- Special Sections
- Public Notices
Last week the nation’s governors met in Biloxi, Miss., for the National Governors Association’s summer convention.
And guess what? They all said they were broke.
And a message they sent loud and clear is that the states cannot afford to pick up any extra expenses.
There has been some talk in Congress that the states should be forced to make up some of the expenses that the feds are now paying, from health care to national security.
But Democrats and Republicans alike at the convention said state budgets are already strained by recession.
Governors meet semi-annually to seek bipartisan consensus on issues affecting states. And while only 25 governors attended the weekend meeting – as some stayed home to tackle budgets – the message was clear: We are broke.
Several governors joined in the call to have Congress revise requirements for this fall for secure driver’s licenses that are intended to help boost national security. The governors said federal mandates for the licenses are too expensive, and 13 states have voted not to participate in the Real ID Act passed after the terrorist attacks of Sept. 11, 2001.
Real ID-compliant driver’s licenses would have layers of security to prevent forgery, such as verification of birth certificates, Social Security numbers and immigration status.
The Senate Homeland Security Committee last week started working on a revised and less expensive plan called Pass ID, supported by the governors.
States’ cost to fulfill requirements of Real ID would be about $4 billion.
During discussions about health care, several governors told the Associated Press they worry federal legislation could push billions of dollars in new expenses on their states for Medicaid, the government health insurance program for the needy.
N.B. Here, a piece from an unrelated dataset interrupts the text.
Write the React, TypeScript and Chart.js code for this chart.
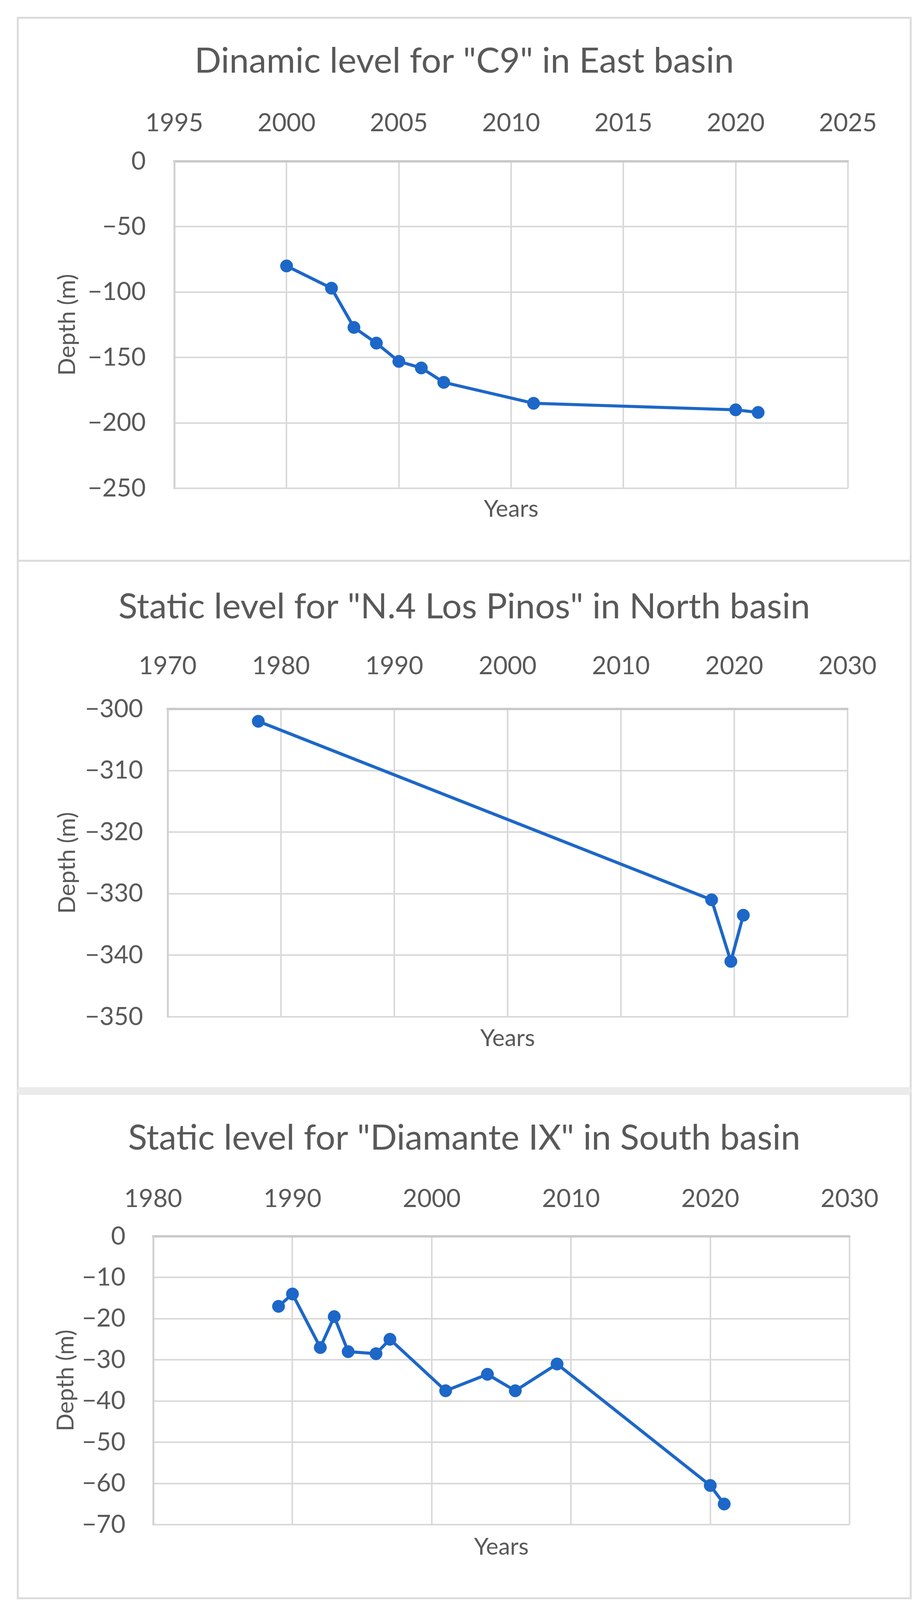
import React, { useEffect, useRef } from "react";
import { Chart, registerables } from "chart.js";

Chart.register(...registerables);

// ---------- data ----------
const c9Years = [2000, 2002, 2003, 2004, 2005, 2006, 2007, 2011, 2020, 2021];
const c9Depth = [-80, -97, -127, -139, -153, -158, -169, -185, -190, -192];
const c9XTicks = [1995, 2000, 2005, 2010, 2015, 2020, 2025];
const c9YTicks = [0, -50, -100, -150, -200, -250];

const pinosYears = [1978, 2018, 2019.7, 2020.8];
const pinosDepth = [-302, -331, -341, -333.5];
const pinosXTicks = [1970, 1980, 1990, 2000, 2010, 2020, 2030];
const pinosYTicks = [-300, -310, -320, -330, -340, -350];

const diamYears = [1989, 1990, 1992, 1993, 1994, 1996, 1997, 2001, 2004, 2006, 2009, 2020, 2021];
const diamDepth = [-17, -14, -27, -19.5, -28, -28.5, -25, -37.5, -33.5, -37.5, -31, -60.5, -65];
const diamXTicks = [1980, 1990, 2000, 2010, 2020, 2030];
const diamYTicks = [0, -10, -20, -30, -40, -50, -60, -70];

const titles = [
  'Dinamic level for "C9" in East basin',
  'Static level for "N.4 Los Pinos" in North basin',
  'Static level for "Diamante IX" in South basin',
];
const xTitle = "Years";
const yTitle = "Depth (m)";

// ---------- style / layout ----------
const FONT = 'Lato, "Open Sans", "DejaVu Sans", sans-serif';
const TEXT = "#595959";
const LINE = "#1d67c9";
const GRID = "#d9d9d9";
const TITLE_SIZE = 90;
const TICK_SIZE = 64;
const AXIS_TITLE_SIZE = 60;
const CANVAS_W = 2280;

type Layout = {
  canvasH: number;
  plot: { left: number; right: number; top: number; bottom: number };
  titleMid: number;
  xLabelMid: number;
  yLabelRight: number;
  yTitleX: number;
  xTitleY: number;
};

const layouts: Layout[] = [
  { canvasH: 1385, plot: { left: 398, right: 2122, top: 365, bottom: 1202 }, titleMid: 109, xLabelMid: 267, yLabelRight: 325, yTitleX: 125, xTitleY: 1256 },
  { canvasH: 1345, plot: { left: 381, right: 2121, top: 377, bottom: 1165 }, titleMid: 116, xLabelMid: 267, yLabelRight: 318, yTitleX: 125, xTitleY: 1221 },
  { canvasH: 1286, plot: { left: 344, right: 2126, top: 362, bottom: 1100 }, titleMid: 111, xLabelMid: 266, yLabelRight: 273, yTitleX: 121, xTitleY: 1158 },
];

const panels = [
  { top: 43, height: 1395, bt: 5, bb: 5, btc: "#dcdcdc", bbc: "#dcdcdc" },
  { top: 1433, height: 1360, bt: 5, bb: 10, btc: "#dcdcdc", bbc: "#ebebeb" },
  { top: 2793, height: 1301, bt: 10, bb: 5, btc: "#ebebeb", bbc: "#dcdcdc" },
];

const fmt = (v: any) => String(v).replace("-", "\u2212");

function makeConfig(
  years: number[],
  depth: number[],
  xTicks: number[],
  yTicks: number[],
  title: string,
  L: Layout
): any {
  const titleLH = TITLE_SIZE * 1.2;
  const tickLH = TICK_SIZE * 1.2;
  const axLH = AXIS_TITLE_SIZE * 1.2;
  const titleBottom = L.titleMid + titleLH / 2;
  const xMin = Math.min(...xTicks);
  const xMax = Math.max(...xTicks);
  const yMin = Math.min(...yTicks);
  const yMax = Math.max(...yTicks);
  const xStep = xTicks[1] - xTicks[0];
  const yStep = Math.abs(yTicks[1] - yTicks[0]);
  return {
    type: "line",
    data: {
      datasets: [
        {
          data: years.map((x, i) => ({ x, y: depth[i] })),
          borderColor: LINE,
          backgroundColor: LINE,
          borderWidth: 8,
          pointRadius: 16,
          pointBorderWidth: 1,
          pointBackgroundColor: LINE,
          pointBorderColor: LINE,
          tension: 0,
          xAxisID: "x",
          yAxisID: "y",
        },
      ],
    },
    options: {
      responsive: false,
      animation: false,
      devicePixelRatio: 1,
      layout: { padding: 0 },
      plugins: {
        legend: { display: false },
        tooltip: { enabled: false },
        title: {
          display: true,
          text: title,
          color: TEXT,
          font: { family: FONT, size: TITLE_SIZE, weight: "normal", lineHeight: 1.2 },
          padding: { top: L.titleMid - titleLH / 2, bottom: 0 },
        },
      },
      scales: {
        x: {
          type: "linear",
          position: "top",
          min: xMin,
          max: xMax,
          afterFit: (s: any) => {
            s.height = L.plot.top - titleBottom;
          },
          ticks: {
            stepSize: xStep,
            autoSkip: false,
            maxRotation: 0,
            color: TEXT,
            font: { family: FONT, size: TICK_SIZE, lineHeight: 1.2 },
            padding: L.plot.top - L.xLabelMid - tickLH / 2,
            callback: (v: any) => String(v),
          },
          grid: { color: GRID, lineWidth: 4, drawTicks: false },
          border: { display: true, color: "#c9c9c9", width: 6 },
        },
        x2: {
          type: "linear",
          position: "bottom",
          min: xMin,
          max: xMax,
          afterFit: (s: any) => {
            s.height = L.canvasH - L.plot.bottom;
          },
          ticks: { display: false },
          grid: { display: false, drawTicks: false },
          border: { display: false },
          title: {
            display: true,
            text: xTitle,
            color: TEXT,
            font: { family: FONT, size: AXIS_TITLE_SIZE, lineHeight: 1.2 },
            padding: { top: 0, bottom: L.canvasH - L.xTitleY - axLH / 2 },
          },
        },
        y: {
          type: "linear",
          position: "left",
          min: yMin,
          max: yMax,
          afterFit: (s: any) => {
            s.width = L.plot.left;
          },
          ticks: {
            stepSize: yStep,
            autoSkip: false,
            color: TEXT,
            font: { family: FONT, size: TICK_SIZE, lineHeight: 1.2 },
            padding: L.plot.left - L.yLabelRight,
            callback: fmt,
          },
          grid: { color: GRID, lineWidth: 4, drawTicks: false },
          border: { display: true, color: "#d2d2d2", width: 5 },
          title: {
            display: true,
            text: yTitle,
            color: TEXT,
            font: { family: FONT, size: AXIS_TITLE_SIZE, lineHeight: 1.2 },
            padding: { top: L.yTitleX - axLH / 2, bottom: 0 },
          },
        },
        yR: {
          type: "linear",
          position: "right",
          min: yMin,
          max: yMax,
          afterFit: (s: any) => {
            s.width = CANVAS_W - L.plot.right;
          },
          ticks: { display: false },
          grid: { display: false, drawTicks: false },
          border: { display: false },
        },
      },
    },
  };
}

function Panel({ idx, years, depth, xTicks, yTicks }: { idx: number; years: number[]; depth: number[]; xTicks: number[]; yTicks: number[] }) {
  const ref = useRef<HTMLCanvasElement | null>(null);
  const L = layouts[idx];
  const P = panels[idx];
  useEffect(() => {
    if (!ref.current) return;
    const chart = new Chart(ref.current, makeConfig(years, depth, xTicks, yTicks, titles[idx], L));
    return () => chart.destroy();
  }, []);
  return (
    <div
      style={{
        position: "absolute",
        left: 43,
        top: P.top,
        width: 2290,
        height: P.height,
        boxSizing: "border-box",
        borderLeft: "5px solid #dcdcdc",
        borderRight: "5px solid #dcdcdc",
        borderTop: `${P.bt}px solid ${P.btc}`,
        borderBottom: `${P.bb}px solid ${P.bbc}`,
        background: "#ffffff",
      }}
    >
      <canvas
        ref={ref}
        width={CANVAS_W}
        height={L.canvasH}
        style={{ position: "absolute", left: 0, top: 0, width: CANVAS_W, height: L.canvasH }}
      />
    </div>
  );
}

export default function App() {
  return (
    <div style={{ position: "absolute", left: 0, top: 0, width: 2362, height: 4141, background: "#ffffff" }}>
      <Panel idx={0} years={c9Years} depth={c9Depth} xTicks={c9XTicks} yTicks={c9YTicks} />
      <Panel idx={1} years={pinosYears} depth={pinosDepth} xTicks={pinosXTicks} yTicks={pinosYTicks} />
      <Panel idx={2} years={diamYears} depth={diamDepth} xTicks={diamXTicks} yTicks={diamYTicks} />
    </div>
  );
}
If forced to do this, many said that states would have to raid programs that fund the environment, transportation, education, public safety and many things that states do.
Washington’s Gov. Chris Gregoire, a Democrat, is quoted as saying that too much of the discussion in Congress is about the cost of health care. “If we’re not also talking about how do we get better, higher quality health care to the people of this nation, I think we lose them in the process.”
Gov. Richardson said he likes President Obama’s plan to use public and private options for health care, but he worries Congress will dilute the plan and pass billions in new expenses on to states.
All this is true and states are really having a hard time and it is getting harder. But what must not be lost in all this is that the budget crunch is worse as you go down.
Local governments, such as cities and counties and especially school districts, are suffering beyond their abilities to deal.
And they can’t go to the state government that barely has money itself.
The greater tragedy is that the federal government has always been the big money pot. But with the spending it has done in the last six months, that pot is empty.
Reports are more and more gloomy about how long this recession – depression? – will last and how bad it will get.
As states revenue sources dry up and the federal government becomes less and less able to pay its own bills, let alone come to the aid of the states, the local governments are truly going to be left out to dry.